13.6.07

Yolculuk, sindirim sistemi, ayna, yatak, beden

Gecenlerde benim gibi yazmaya pek de yetenekli olmayan bir arkadasimla bira esliginde felsefi icerikli bos sozler sarf ediyorduk. Konusmanin sonlarina dogru cesaretini toplayip bana cuzdaninda tasidigi yipranmis bir kagit parcasini uzatti. Uzerinde asagida okuyacaginiz seyler yaziyordu. "Bunlari bi yerlere yazmak istiyorum" dedi. Ben de "yazma, cok kotu bu" dedim. Haksiz da degildim. Ama gel gor ki icerik yetmezligi sendromundaki blog'um icin iyi kotu ayrimi yapmak bir luks. Buyrun:

Insan ne kadar acele ederse etsin, olmasi gerekenden daha hizli gidemiyor yolculukta. Ustelik ileriye, yolun kivrila kivrila dolanmasina odaklandiginda yanindaki, cevresindeki ucsuz bucaksiz goruntuleri, anlari fark etmiyor bile. Sindirilmesi gereken seyleri bir cirpida yutup tuketiveriyoruz. Butunun o kadar kucuk bir kismini goruyoruz ki, sayimiz kac milyar olursa olsun hep birseyler eksik kaliyor.
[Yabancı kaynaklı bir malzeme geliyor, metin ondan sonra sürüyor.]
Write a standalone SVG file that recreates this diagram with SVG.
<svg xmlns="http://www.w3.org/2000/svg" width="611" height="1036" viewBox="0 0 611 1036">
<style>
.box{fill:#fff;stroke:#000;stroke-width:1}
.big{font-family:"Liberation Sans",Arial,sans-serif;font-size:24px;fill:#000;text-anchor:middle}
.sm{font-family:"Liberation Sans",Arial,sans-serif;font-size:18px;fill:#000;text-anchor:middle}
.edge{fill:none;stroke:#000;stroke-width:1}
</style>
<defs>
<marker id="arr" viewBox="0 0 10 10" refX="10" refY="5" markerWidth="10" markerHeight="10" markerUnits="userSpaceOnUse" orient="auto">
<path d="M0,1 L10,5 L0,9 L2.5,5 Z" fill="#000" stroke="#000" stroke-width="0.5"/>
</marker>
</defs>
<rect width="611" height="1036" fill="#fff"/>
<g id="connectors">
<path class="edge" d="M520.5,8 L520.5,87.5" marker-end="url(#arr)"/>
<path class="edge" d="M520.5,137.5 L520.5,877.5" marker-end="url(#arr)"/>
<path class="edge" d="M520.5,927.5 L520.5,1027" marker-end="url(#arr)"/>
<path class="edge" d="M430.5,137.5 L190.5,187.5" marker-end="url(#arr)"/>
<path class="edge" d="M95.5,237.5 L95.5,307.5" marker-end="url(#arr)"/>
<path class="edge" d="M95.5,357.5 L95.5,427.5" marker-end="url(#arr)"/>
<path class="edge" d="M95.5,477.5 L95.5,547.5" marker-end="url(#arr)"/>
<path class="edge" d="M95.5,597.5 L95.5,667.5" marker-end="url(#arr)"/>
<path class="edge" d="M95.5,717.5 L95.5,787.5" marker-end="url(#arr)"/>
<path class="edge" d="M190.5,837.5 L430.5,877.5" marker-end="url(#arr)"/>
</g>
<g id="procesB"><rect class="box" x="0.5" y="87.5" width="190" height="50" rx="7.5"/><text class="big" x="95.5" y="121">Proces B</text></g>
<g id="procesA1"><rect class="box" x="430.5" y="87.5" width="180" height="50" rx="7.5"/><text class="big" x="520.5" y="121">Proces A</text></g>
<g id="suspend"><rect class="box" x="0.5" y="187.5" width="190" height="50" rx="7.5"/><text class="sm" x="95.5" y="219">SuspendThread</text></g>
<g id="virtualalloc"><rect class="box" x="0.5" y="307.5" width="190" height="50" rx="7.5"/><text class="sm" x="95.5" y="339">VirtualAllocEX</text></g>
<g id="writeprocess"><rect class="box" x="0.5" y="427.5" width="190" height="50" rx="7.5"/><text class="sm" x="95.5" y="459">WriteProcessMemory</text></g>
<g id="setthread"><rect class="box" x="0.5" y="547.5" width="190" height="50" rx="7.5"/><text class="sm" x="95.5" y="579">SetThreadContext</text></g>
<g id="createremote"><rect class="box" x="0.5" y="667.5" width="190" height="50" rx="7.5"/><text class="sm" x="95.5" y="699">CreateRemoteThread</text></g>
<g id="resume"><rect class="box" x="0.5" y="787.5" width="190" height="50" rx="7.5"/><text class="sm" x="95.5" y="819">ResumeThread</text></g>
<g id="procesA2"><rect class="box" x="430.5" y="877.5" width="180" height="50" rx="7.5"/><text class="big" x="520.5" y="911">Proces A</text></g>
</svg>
Kendi bedenimizin bile yabancisiyiz, baska bedenlerle taniyoruz kendimizi. Iki ayna arasinda kuculerek sonsuzluga gidiyor goruntumuz. Herseyi gormek de istemiyoruz ki. SInIrliyoruz dokunmalari, bakislari. Olcup bicerek yapiyoruz sevismeleri bile. Kendi yanlizligimizi herkesinkinden farkli saniyoruz.